- **Requirements**:
Start at the line containing "Generate a LaTeX", stop at the line containing "(amstext) at (500,353)", and please reproduce every line in between, both ends included, without pictures.

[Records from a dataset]
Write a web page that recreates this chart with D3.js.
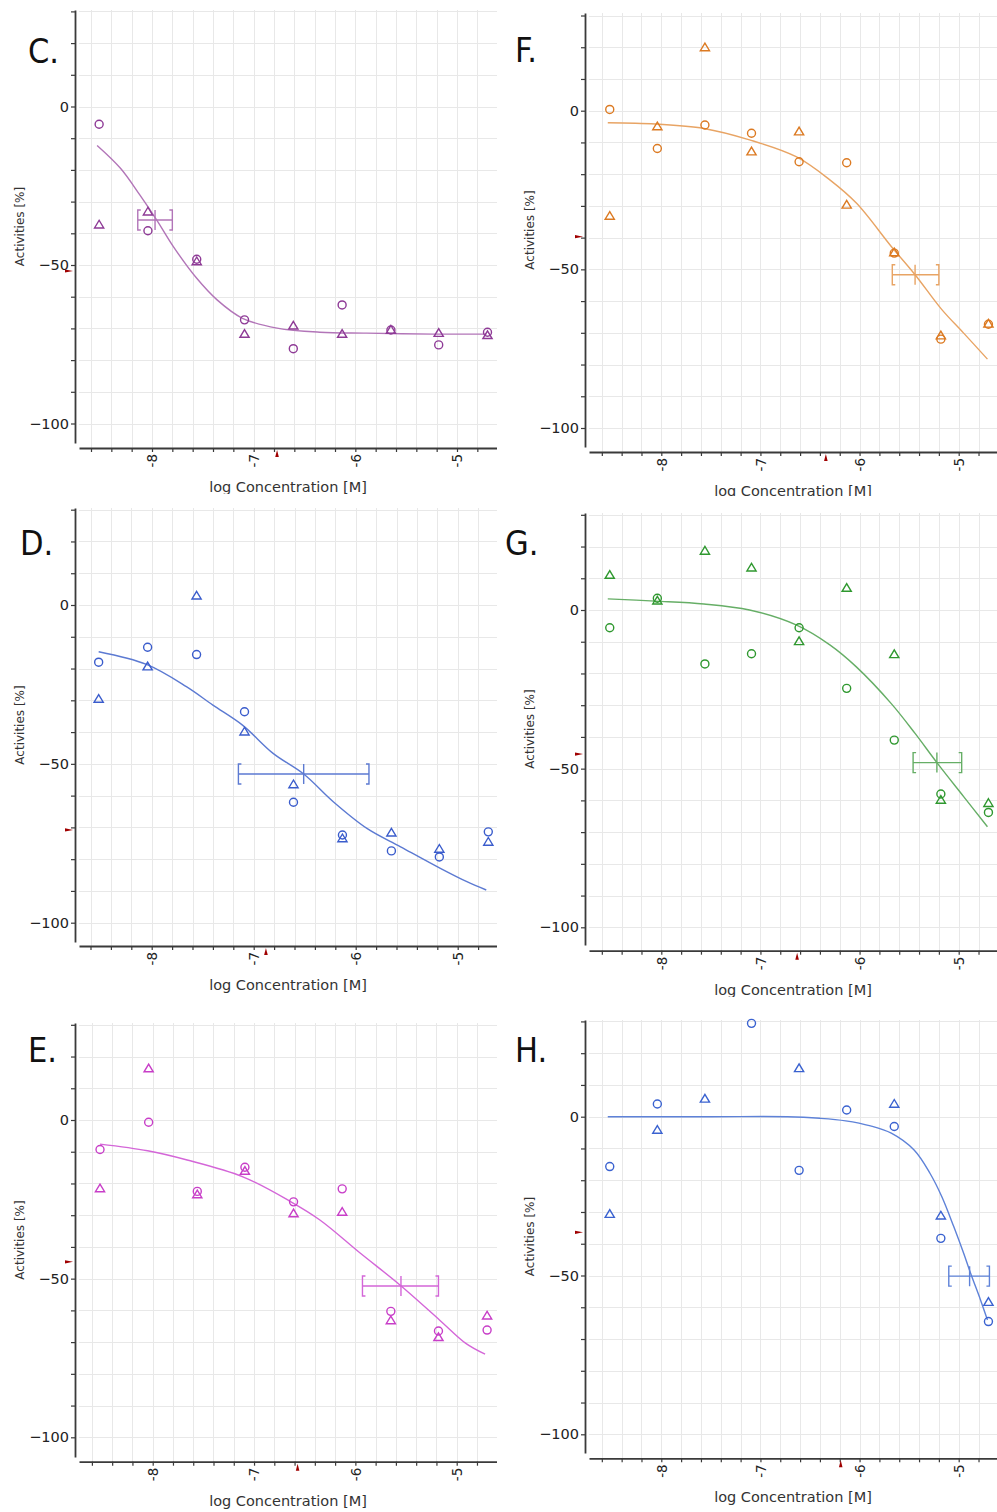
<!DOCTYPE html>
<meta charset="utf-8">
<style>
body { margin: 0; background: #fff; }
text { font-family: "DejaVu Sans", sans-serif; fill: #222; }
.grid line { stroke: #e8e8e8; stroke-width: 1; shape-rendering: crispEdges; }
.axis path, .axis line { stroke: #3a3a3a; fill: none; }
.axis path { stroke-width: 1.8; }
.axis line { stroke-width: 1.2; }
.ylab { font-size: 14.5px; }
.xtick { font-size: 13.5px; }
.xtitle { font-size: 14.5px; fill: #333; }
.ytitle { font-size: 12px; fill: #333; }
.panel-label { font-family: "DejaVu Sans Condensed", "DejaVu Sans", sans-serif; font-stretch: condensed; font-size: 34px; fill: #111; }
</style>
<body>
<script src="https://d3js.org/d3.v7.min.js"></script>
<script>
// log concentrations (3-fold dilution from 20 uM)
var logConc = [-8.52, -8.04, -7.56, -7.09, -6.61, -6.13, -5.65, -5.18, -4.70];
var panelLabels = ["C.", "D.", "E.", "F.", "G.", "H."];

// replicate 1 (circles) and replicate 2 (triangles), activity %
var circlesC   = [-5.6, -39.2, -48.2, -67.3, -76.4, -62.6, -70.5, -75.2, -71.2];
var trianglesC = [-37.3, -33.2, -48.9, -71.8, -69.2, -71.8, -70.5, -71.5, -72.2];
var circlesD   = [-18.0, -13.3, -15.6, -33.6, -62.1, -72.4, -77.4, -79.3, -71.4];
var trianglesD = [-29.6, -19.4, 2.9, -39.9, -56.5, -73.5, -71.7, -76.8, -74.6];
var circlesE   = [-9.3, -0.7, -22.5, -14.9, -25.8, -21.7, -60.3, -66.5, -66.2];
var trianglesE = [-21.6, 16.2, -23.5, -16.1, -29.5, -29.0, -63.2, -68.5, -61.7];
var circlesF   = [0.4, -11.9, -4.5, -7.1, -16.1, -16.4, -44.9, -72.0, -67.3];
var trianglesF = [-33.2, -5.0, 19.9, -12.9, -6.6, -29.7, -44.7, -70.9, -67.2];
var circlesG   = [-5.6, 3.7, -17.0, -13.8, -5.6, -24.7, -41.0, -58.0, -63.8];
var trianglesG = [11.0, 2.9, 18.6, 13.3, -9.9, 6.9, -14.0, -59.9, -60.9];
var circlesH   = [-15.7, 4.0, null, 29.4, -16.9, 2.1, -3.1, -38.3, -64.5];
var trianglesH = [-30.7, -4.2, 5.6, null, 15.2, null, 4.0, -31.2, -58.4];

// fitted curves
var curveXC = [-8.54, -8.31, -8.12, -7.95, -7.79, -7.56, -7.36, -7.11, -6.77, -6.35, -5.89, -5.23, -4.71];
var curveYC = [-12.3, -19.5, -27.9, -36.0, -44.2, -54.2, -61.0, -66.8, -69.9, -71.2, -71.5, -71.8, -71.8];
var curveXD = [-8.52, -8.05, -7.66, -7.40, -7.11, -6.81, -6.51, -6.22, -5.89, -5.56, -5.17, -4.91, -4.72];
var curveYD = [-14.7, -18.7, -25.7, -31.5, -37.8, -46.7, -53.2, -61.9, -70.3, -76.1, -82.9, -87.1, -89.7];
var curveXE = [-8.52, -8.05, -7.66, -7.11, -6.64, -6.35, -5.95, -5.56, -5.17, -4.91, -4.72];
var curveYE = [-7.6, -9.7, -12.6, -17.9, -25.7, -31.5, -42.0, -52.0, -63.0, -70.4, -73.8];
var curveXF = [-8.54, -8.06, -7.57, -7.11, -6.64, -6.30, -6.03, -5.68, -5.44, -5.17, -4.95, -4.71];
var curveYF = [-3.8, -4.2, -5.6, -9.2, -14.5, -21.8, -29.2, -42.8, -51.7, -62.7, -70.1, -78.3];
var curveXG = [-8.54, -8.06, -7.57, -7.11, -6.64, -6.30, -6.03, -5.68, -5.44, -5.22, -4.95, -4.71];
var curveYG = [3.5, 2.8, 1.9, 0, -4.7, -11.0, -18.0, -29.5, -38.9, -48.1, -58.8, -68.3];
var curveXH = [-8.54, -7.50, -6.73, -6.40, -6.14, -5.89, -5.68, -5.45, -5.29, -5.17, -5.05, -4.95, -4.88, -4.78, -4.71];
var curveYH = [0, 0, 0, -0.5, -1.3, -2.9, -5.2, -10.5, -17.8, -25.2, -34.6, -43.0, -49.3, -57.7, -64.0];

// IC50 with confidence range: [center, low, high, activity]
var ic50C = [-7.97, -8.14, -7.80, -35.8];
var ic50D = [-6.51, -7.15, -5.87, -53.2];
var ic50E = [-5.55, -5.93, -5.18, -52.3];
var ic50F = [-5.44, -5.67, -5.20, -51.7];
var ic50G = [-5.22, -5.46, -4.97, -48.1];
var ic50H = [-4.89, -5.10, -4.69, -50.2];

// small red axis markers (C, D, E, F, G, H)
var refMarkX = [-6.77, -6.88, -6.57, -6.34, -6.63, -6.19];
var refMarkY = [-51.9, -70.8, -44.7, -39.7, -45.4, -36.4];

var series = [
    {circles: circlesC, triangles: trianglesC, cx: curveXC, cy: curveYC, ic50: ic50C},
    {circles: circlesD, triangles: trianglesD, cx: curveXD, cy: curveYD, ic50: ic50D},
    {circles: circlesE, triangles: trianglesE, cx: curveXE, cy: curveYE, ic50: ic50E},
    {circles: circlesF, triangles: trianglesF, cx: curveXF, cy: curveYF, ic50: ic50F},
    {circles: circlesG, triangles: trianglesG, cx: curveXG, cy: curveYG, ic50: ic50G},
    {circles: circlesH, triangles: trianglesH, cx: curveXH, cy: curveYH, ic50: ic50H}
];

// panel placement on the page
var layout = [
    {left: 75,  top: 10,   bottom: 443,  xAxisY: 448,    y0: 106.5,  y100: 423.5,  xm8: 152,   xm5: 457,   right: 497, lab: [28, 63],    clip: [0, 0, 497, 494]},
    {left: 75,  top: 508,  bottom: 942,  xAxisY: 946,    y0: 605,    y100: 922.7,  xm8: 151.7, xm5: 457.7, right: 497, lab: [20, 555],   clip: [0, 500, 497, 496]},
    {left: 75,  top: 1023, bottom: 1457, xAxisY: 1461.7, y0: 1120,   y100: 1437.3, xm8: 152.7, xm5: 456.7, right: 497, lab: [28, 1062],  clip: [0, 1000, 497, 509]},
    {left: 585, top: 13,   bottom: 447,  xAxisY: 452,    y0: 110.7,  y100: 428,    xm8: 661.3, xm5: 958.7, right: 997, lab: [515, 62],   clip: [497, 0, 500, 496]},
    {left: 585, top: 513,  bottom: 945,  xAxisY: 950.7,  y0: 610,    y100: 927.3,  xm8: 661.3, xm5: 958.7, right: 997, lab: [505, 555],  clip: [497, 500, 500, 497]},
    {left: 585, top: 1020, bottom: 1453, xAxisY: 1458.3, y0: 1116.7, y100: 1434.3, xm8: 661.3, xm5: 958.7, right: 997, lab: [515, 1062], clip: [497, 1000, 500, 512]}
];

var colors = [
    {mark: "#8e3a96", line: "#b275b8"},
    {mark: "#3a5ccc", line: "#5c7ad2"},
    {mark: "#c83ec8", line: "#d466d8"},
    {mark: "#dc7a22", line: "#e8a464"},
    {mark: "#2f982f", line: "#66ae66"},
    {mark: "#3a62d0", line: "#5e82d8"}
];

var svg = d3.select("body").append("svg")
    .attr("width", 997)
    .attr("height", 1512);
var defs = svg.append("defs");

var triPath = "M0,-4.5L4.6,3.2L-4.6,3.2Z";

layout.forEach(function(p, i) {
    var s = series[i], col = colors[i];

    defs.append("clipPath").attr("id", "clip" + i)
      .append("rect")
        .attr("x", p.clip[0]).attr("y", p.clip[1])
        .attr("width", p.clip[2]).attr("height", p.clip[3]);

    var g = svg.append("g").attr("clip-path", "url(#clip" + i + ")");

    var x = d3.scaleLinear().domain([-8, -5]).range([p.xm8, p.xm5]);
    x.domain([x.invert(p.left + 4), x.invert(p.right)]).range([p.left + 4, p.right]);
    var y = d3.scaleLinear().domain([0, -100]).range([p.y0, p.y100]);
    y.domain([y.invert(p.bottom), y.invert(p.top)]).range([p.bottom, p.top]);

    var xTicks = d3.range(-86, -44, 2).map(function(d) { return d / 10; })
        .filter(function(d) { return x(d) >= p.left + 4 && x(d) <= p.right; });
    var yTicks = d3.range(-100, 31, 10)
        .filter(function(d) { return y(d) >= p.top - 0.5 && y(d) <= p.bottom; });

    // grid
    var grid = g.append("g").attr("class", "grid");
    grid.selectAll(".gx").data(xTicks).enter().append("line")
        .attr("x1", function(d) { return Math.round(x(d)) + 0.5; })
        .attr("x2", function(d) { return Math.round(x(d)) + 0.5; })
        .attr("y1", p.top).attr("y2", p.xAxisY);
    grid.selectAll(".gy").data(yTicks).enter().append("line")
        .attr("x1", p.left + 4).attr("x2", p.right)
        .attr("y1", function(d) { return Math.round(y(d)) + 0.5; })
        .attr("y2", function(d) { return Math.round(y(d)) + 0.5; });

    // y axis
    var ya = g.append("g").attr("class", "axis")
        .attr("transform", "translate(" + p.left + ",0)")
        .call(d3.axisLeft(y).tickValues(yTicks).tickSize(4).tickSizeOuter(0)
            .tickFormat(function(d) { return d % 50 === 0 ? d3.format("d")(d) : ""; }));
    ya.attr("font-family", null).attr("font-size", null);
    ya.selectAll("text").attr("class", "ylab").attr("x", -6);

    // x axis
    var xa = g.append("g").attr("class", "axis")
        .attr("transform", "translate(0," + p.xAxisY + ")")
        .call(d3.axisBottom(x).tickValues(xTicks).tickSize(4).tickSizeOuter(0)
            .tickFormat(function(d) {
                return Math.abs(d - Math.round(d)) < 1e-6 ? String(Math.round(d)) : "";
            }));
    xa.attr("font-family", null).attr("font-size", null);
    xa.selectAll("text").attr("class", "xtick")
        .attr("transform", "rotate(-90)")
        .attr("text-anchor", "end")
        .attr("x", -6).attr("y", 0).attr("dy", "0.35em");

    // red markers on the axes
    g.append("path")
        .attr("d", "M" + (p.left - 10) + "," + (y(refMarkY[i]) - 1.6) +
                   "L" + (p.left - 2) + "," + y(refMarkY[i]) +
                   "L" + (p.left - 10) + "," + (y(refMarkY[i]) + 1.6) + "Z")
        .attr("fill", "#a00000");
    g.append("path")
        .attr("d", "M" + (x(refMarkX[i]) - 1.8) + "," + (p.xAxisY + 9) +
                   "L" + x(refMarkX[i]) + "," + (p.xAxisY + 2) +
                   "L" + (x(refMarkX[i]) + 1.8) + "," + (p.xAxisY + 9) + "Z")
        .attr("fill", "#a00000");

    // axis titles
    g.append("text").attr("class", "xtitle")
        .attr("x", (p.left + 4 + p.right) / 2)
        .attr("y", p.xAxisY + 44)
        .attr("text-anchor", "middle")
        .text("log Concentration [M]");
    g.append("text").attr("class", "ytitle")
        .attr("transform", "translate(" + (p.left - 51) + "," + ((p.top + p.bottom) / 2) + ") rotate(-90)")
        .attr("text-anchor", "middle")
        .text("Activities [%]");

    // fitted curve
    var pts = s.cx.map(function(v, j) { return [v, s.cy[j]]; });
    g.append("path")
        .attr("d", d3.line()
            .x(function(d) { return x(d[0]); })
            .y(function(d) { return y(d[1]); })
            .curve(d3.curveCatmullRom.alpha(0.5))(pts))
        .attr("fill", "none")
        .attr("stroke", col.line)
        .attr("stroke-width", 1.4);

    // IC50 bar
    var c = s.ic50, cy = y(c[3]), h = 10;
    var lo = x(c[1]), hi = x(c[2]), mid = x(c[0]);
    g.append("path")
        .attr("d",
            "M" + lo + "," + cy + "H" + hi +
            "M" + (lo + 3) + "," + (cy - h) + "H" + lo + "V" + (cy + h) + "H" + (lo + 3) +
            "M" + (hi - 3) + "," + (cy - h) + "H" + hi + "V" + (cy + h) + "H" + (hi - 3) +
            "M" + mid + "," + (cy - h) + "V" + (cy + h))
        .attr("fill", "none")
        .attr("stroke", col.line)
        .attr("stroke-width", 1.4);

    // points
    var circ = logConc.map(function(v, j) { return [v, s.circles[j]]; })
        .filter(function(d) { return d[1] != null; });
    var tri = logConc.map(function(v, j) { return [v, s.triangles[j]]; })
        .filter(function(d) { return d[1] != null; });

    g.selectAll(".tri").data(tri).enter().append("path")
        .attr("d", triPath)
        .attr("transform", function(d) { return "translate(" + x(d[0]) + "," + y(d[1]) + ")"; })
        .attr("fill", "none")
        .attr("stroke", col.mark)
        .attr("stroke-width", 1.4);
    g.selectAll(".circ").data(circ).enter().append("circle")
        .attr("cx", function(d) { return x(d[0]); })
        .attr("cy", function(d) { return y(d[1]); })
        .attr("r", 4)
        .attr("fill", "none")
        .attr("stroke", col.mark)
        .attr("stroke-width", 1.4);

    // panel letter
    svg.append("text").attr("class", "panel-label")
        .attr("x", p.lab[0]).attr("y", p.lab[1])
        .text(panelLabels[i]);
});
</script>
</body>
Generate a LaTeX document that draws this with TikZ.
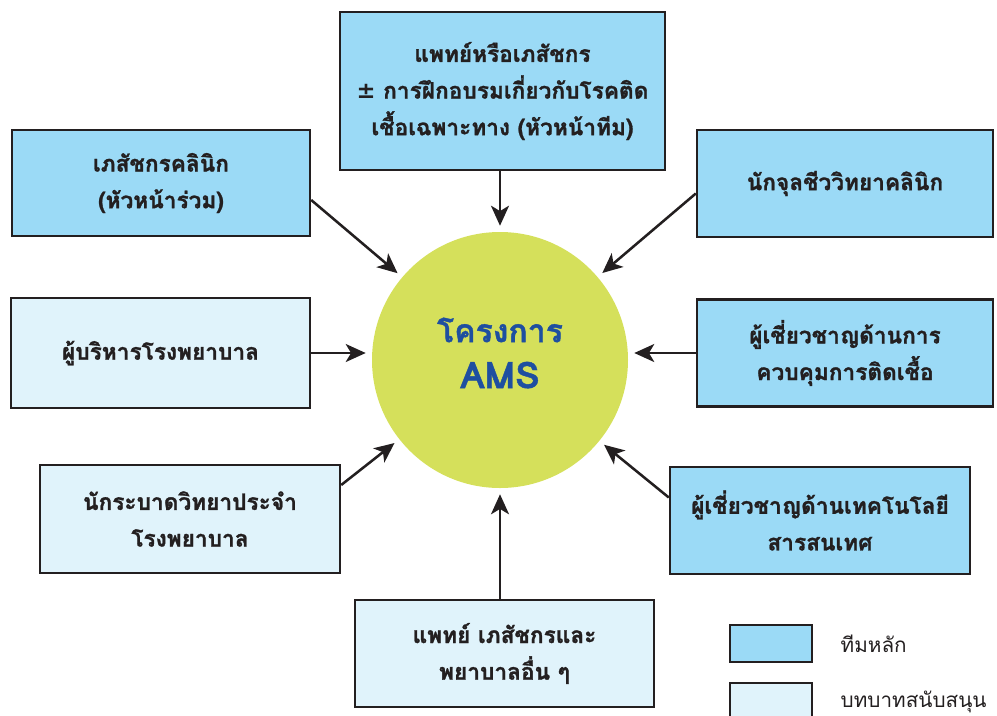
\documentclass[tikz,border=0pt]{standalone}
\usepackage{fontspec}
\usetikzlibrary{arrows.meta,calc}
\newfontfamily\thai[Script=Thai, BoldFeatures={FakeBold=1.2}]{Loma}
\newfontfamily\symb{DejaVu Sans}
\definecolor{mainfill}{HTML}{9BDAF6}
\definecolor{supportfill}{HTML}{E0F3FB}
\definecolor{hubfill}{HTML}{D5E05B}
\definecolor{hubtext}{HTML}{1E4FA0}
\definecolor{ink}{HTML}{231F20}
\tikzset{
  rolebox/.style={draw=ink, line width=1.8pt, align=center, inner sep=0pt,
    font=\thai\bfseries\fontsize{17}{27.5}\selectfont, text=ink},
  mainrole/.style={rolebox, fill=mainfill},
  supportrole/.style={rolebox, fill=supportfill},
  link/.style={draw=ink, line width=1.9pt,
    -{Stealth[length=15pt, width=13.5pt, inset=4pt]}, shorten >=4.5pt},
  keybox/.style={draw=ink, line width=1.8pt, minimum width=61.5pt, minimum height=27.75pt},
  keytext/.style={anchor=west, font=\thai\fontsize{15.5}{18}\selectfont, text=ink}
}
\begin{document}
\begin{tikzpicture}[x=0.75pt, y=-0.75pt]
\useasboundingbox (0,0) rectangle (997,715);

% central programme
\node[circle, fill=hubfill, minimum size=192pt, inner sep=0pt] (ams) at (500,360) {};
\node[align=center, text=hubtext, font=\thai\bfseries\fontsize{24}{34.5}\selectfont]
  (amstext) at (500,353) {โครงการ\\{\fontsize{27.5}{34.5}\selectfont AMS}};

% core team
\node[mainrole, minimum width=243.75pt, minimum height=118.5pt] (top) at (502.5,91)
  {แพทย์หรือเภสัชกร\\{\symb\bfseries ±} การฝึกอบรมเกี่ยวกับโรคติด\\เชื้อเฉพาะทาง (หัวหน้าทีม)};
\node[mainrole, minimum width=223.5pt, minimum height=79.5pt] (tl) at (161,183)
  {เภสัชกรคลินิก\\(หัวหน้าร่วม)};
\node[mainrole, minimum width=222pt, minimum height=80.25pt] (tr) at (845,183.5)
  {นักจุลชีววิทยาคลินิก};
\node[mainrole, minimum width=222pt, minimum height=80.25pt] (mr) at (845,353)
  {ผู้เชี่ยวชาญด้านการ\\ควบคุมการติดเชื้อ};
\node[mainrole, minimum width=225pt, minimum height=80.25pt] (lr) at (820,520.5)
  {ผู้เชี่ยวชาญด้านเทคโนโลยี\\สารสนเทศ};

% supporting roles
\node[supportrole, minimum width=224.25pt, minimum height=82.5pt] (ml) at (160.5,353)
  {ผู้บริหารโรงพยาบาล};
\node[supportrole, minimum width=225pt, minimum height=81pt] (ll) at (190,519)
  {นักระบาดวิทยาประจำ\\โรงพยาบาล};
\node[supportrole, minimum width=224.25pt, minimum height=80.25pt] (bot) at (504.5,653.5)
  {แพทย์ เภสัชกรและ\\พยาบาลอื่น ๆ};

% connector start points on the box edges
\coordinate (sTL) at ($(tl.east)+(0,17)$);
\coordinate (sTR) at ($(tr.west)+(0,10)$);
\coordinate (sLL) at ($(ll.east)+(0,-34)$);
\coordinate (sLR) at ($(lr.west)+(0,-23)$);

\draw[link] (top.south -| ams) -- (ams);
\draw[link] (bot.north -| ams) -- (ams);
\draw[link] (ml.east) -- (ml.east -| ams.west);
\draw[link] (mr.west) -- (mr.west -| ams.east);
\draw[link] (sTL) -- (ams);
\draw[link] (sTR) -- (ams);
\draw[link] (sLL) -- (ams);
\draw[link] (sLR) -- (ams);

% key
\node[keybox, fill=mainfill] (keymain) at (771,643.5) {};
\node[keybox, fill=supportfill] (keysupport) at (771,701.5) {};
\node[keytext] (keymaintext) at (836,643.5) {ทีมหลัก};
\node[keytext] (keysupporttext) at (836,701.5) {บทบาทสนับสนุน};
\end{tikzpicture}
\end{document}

- **Correct result**:
Generate a LaTeX document that draws this with TikZ.
\documentclass[tikz,border=0pt]{standalone}
\usepackage{fontspec}
\usetikzlibrary{arrows.meta,calc}
\newfontfamily\thai[Script=Thai, BoldFeatures={FakeBold=1.2}]{Loma}
\newfontfamily\symb{DejaVu Sans}
\definecolor{mainfill}{HTML}{9BDAF6}
\definecolor{supportfill}{HTML}{E0F3FB}
\definecolor{hubfill}{HTML}{D5E05B}
\definecolor{hubtext}{HTML}{1E4FA0}
\definecolor{ink}{HTML}{231F20}
\tikzset{
  rolebox/.style={draw=ink, line width=1.8pt, align=center, inner sep=0pt,
    font=\thai\bfseries\fontsize{17}{27.5}\selectfont, text=ink},
  mainrole/.style={rolebox, fill=mainfill},
  supportrole/.style={rolebox, fill=supportfill},
  link/.style={draw=ink, line width=1.9pt,
    -{Stealth[length=15pt, width=13.5pt, inset=4pt]}, shorten >=4.5pt},
  keybox/.style={draw=ink, line width=1.8pt, minimum width=61.5pt, minimum height=27.75pt},
  keytext/.style={anchor=west, font=\thai\fontsize{15.5}{18}\selectfont, text=ink}
}
\begin{document}
\begin{tikzpicture}[x=0.75pt, y=-0.75pt]
\useasboundingbox (0,0) rectangle (997,715);

% central programme
\node[circle, fill=hubfill, minimum size=192pt, inner sep=0pt] (ams) at (500,360) {};
\node[align=center, text=hubtext, font=\thai\bfseries\fontsize{24}{34.5}\selectfont]
  (amstext) at (500,353) {โครงการ\\{\fontsize{27.5}{34.5}\selectfont AMS}};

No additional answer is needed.